Minister spraw zagranicznych Radosław Sikorski zapowiedział ogłoszenie decyzji MSZ w związku z zatrzymaniem ukraińskiego sabotażysty, podejrzanego o planowanie podpalenia fabryki farb we Wrocławiu. Zatrzymany, 51-letni obywatel Ukrainy, Serhii S., przyznał, że działał na zlecenie rosyjskich służb specjalnych, co potwierdził Sikorski w wywiadzie dla TVN24.
Serhii S. został aresztowany przez funkcjonariuszy Agencji Bezpieczeństwa Wewnętrznego (ABW) w styczniu 2024 roku, a jego zatrzymanie było wynikiem śledztwa, które ujawniło plany podpalania obiektów w strategicznych miejscach Wrocławia. Śledczy wskazali, że zamierzał on podpalić fabrykę farb, znajdującą się w pobliżu infrastruktury o znaczeniu strategicznym. Mimo przyznania się do winy, sąd okręgowy we Wrocławiu odrzucił propozycję kary trzech lat więzienia, uznając ją za zbyt łagodną.
GRU destabilizuje
Radosław Sikorski podkreślił, że podobne działania sabotażowe odbywają się w całej Europie, a za nimi stoją rosyjskie służby specjalne. Wskazał, że Rosja realizuje kampanię podpaleń i ataków sabotażowych, co potwierdzają także służby w Niemczech, Wielkiej Brytanii i innych krajach europejskich. Według zachodnich mediów, rosyjski wywiad GRU zintensyfikował działania mające na celu destabilizację europejskiej infrastruktury.
Sytuacja ta wpisuje się w szerszy kontekst działań Rosji, której wywiad wojskowy od miesięcy prowadzi sabotażowe operacje na terenie Europy.

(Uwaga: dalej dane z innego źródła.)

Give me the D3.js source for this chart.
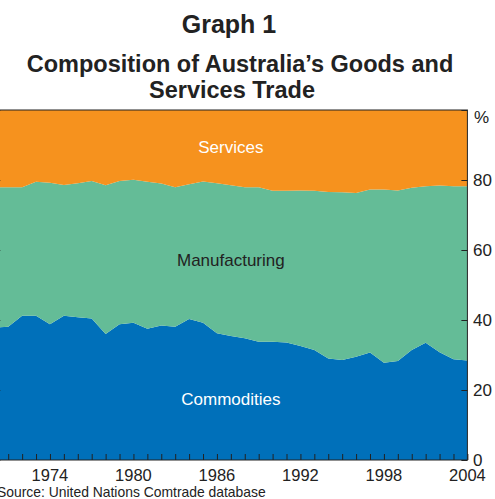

Od początku 2024 roku, podobne ataki miały miejsce w Niemczech, Czechach, Polsce, Szwecji i Wielkiej Brytanii. Rosja, jak wskazują śledztwa, oferuje duże pieniądze za zlecanie takich ataków, w tym za podpalenia strategicznych obiektów.
Zatrzymanie Serhii S. jest kolejnym dowodem na to, że rosyjskie służby prowadzą aktywną kampanię sabotażową w Europie. Oczekuje się, że postępowanie przeciwko niemu będzie kontynuowane w normalnym trybie sądowym, co oznacza przesłuchanie świadków oraz analizę dowodów.